***** AVAILABLE DATA *****

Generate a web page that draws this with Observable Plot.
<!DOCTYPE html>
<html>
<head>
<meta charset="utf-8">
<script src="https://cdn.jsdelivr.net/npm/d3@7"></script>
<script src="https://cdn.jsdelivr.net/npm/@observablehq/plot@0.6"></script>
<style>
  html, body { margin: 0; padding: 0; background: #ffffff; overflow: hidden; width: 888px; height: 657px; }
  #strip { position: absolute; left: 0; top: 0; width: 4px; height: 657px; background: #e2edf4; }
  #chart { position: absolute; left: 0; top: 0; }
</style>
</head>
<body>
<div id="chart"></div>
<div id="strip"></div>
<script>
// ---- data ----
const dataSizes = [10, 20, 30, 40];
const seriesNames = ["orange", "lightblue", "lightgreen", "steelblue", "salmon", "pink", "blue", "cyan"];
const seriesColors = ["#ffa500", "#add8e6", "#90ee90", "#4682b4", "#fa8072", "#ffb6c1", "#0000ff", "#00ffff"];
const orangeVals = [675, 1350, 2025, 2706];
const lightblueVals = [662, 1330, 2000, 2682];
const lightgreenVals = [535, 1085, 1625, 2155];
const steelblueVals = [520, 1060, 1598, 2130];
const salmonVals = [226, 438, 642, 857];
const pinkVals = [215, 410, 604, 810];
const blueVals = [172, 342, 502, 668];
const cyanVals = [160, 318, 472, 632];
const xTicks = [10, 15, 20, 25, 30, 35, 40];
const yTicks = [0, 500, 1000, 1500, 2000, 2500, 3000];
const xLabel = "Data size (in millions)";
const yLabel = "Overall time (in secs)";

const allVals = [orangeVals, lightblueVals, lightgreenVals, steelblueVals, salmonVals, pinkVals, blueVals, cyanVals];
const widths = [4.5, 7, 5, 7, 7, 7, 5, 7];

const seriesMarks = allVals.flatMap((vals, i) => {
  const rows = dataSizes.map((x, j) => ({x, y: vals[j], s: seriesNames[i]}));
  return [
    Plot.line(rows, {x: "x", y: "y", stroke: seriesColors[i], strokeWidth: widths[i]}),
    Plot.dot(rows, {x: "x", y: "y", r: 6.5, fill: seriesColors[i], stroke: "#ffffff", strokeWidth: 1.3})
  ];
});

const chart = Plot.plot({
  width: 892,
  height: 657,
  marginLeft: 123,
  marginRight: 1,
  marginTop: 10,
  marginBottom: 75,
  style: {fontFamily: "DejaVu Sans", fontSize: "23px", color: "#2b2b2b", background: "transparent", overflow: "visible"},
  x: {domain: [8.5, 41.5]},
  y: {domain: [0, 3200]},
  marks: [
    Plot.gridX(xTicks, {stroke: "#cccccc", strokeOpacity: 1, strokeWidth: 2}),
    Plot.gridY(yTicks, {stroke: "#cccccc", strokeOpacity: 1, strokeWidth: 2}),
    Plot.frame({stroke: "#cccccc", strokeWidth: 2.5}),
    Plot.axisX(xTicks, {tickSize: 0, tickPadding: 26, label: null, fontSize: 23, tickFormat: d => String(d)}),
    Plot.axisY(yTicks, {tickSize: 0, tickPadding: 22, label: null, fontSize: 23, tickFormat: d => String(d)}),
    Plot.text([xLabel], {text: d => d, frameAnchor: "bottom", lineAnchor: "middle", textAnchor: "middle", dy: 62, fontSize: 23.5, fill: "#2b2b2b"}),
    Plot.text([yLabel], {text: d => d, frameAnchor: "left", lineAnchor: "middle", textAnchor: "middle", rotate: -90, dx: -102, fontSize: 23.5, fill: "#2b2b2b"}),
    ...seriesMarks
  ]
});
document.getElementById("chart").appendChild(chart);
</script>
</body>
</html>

*****
***** AVAILABLE DATA *****

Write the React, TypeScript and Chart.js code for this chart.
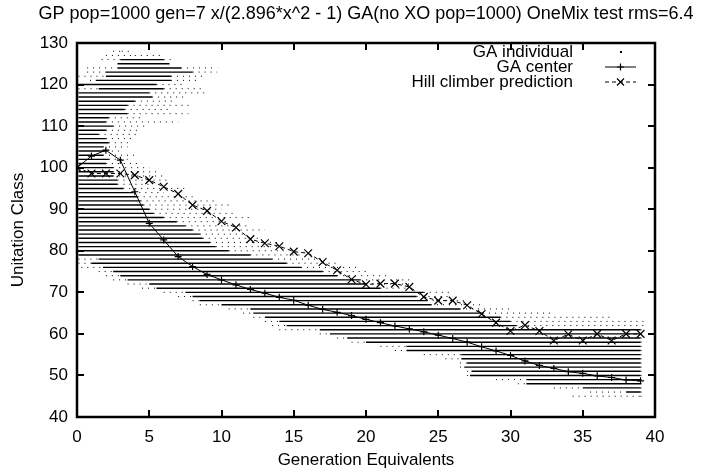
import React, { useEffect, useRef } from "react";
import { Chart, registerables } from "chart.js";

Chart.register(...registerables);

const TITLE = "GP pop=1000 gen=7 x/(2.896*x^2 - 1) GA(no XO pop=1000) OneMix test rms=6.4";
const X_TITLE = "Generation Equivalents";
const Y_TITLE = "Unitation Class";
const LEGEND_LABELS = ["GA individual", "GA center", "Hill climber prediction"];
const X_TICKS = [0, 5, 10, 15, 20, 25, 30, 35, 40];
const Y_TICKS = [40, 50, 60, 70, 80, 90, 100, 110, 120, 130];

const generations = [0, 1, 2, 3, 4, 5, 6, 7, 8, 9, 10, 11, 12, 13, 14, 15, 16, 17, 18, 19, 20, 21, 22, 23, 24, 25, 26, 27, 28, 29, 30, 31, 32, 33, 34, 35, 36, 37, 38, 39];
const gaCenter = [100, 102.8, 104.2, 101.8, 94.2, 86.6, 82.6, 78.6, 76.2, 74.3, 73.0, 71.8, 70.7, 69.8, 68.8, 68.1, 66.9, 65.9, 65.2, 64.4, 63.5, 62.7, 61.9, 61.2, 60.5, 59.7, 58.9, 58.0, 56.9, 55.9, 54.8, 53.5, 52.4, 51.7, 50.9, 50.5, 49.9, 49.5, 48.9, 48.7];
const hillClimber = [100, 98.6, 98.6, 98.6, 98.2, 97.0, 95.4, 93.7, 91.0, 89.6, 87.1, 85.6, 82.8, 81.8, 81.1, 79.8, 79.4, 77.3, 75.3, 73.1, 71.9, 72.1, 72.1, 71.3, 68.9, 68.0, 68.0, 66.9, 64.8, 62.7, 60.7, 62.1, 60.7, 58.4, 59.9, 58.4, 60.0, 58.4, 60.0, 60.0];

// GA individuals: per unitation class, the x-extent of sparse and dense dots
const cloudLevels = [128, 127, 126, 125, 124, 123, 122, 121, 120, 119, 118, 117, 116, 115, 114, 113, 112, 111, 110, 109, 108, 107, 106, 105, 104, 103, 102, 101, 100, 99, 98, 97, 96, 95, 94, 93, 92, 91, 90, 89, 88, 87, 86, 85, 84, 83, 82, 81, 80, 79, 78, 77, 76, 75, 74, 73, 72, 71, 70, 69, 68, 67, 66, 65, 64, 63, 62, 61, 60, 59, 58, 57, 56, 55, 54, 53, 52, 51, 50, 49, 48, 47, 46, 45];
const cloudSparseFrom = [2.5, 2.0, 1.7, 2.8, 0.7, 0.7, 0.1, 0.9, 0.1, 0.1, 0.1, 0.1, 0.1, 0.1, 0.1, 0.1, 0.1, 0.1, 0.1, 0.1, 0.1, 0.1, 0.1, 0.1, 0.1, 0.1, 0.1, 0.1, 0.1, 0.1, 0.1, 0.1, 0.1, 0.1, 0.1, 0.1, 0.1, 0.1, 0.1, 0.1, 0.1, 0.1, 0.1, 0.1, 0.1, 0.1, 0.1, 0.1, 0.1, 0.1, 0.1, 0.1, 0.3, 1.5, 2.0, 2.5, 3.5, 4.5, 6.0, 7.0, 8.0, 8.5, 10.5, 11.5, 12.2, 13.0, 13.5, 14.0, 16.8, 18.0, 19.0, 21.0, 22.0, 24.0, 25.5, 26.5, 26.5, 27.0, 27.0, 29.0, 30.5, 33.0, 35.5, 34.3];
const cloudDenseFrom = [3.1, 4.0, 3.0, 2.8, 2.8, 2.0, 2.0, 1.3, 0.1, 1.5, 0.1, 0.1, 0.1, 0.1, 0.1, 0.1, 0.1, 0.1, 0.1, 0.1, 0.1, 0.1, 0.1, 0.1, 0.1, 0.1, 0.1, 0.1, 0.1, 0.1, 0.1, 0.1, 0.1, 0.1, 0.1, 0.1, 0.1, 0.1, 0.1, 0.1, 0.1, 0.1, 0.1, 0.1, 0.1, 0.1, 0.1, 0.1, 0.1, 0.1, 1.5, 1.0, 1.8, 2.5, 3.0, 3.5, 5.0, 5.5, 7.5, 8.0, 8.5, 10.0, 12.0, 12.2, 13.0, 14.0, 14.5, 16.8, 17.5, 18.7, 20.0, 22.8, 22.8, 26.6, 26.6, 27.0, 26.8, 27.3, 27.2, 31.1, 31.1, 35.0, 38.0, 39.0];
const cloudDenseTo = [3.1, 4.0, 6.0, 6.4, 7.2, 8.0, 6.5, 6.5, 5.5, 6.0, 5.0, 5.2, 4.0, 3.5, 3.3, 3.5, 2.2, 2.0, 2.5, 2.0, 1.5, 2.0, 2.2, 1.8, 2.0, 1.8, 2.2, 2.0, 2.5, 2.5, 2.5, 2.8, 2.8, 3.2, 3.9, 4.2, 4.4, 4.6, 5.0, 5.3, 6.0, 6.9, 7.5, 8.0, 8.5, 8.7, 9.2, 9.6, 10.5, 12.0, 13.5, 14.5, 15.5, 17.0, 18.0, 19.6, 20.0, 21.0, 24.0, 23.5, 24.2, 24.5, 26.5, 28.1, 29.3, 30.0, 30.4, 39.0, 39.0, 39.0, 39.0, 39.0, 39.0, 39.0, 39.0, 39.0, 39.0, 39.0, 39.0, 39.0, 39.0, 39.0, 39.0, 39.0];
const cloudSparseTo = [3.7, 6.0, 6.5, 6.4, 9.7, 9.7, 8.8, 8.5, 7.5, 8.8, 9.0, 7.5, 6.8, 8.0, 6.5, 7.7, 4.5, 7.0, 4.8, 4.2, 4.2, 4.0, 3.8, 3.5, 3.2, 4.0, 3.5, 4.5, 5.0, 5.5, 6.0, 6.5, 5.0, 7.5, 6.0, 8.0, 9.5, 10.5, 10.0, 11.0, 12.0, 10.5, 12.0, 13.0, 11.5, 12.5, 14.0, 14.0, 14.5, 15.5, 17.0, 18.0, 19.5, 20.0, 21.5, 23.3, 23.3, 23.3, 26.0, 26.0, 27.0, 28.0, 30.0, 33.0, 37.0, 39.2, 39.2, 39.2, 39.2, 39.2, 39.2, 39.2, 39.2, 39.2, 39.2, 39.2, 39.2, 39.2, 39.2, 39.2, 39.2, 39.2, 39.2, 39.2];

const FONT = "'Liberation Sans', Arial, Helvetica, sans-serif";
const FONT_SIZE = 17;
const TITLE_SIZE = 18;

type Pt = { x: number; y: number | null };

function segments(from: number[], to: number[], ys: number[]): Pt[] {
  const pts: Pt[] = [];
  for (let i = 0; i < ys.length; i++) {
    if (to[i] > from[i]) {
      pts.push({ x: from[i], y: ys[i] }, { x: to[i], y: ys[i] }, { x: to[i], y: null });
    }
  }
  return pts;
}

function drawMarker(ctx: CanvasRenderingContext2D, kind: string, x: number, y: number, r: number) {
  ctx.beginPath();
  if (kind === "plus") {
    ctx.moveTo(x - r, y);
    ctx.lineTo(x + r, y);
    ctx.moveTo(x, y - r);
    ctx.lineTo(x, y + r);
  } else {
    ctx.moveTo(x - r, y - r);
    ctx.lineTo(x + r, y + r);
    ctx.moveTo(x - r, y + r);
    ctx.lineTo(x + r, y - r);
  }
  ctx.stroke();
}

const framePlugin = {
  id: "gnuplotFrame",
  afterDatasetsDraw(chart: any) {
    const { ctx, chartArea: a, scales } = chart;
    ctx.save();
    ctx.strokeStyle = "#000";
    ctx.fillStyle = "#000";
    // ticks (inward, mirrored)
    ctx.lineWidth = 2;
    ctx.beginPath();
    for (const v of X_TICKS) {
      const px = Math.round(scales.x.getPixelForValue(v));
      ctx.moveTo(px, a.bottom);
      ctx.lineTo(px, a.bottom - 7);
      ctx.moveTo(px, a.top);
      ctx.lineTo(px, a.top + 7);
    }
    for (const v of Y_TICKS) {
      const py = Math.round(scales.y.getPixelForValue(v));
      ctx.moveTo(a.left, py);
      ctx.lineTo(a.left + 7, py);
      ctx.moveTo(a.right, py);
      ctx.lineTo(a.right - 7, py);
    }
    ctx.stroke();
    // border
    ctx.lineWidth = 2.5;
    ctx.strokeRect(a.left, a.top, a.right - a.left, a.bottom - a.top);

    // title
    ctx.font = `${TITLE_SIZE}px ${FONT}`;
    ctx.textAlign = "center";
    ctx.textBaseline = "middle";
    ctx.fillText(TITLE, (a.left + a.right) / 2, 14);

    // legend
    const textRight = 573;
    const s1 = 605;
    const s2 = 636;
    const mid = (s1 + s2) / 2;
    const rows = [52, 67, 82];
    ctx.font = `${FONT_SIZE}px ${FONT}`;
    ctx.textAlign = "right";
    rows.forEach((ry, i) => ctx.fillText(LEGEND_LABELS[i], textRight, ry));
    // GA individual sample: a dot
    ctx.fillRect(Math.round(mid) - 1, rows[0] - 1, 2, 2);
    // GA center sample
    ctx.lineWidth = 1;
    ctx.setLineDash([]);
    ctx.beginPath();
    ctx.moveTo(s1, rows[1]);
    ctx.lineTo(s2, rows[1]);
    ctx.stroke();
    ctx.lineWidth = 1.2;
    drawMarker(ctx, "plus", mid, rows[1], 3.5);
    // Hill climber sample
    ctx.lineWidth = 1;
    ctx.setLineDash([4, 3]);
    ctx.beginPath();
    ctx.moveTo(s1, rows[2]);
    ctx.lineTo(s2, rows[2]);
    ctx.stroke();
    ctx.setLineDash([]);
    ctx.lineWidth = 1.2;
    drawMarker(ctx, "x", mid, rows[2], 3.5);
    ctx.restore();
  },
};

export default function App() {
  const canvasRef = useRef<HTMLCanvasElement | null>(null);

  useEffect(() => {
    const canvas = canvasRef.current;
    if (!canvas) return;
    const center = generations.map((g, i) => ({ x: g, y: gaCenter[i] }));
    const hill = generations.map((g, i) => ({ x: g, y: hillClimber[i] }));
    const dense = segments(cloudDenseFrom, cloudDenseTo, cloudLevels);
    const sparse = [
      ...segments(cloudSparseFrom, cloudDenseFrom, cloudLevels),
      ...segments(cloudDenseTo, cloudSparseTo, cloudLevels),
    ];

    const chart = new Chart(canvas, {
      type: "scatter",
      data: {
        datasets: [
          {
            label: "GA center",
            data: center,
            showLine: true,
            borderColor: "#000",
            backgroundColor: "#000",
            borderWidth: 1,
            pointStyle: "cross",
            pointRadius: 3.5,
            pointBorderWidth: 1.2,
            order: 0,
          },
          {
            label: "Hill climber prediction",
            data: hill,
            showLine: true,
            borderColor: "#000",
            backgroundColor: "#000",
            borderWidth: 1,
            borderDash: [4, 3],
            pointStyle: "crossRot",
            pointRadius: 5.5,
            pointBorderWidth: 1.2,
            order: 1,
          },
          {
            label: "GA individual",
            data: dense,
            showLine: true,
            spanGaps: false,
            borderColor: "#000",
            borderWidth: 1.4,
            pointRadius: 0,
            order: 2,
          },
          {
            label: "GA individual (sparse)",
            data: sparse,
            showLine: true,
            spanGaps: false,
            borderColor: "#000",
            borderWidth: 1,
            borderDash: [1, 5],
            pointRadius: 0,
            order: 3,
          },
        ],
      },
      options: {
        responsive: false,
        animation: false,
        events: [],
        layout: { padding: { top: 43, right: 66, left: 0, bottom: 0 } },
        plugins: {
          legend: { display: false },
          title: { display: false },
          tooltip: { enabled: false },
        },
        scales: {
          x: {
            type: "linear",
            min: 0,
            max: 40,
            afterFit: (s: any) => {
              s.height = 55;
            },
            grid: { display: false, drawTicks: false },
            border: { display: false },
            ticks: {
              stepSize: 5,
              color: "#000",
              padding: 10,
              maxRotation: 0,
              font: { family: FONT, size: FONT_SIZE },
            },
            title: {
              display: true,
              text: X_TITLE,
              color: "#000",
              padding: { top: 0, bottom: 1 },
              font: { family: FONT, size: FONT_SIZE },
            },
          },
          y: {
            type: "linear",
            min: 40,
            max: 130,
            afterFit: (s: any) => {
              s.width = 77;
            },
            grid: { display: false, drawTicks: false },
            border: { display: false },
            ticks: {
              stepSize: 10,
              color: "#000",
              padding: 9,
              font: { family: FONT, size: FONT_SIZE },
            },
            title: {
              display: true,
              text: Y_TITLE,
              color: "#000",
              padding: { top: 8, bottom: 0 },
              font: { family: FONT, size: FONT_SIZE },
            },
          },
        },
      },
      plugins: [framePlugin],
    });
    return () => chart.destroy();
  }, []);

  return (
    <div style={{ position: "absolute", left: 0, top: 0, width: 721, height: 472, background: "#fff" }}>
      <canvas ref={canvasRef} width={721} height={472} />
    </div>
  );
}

*****

Go to the line containing "Write the React, TypeScript" and copy exactly from there through the line containing "Chart.register(...registerables);", both included, and nothing more. Pictures are excluded.

» RESPONSE TO THIS TASK
Write the React, TypeScript and Chart.js code for this chart.
import React, { useEffect, useRef } from "react";
import { Chart, registerables } from "chart.js";

Chart.register(...registerables);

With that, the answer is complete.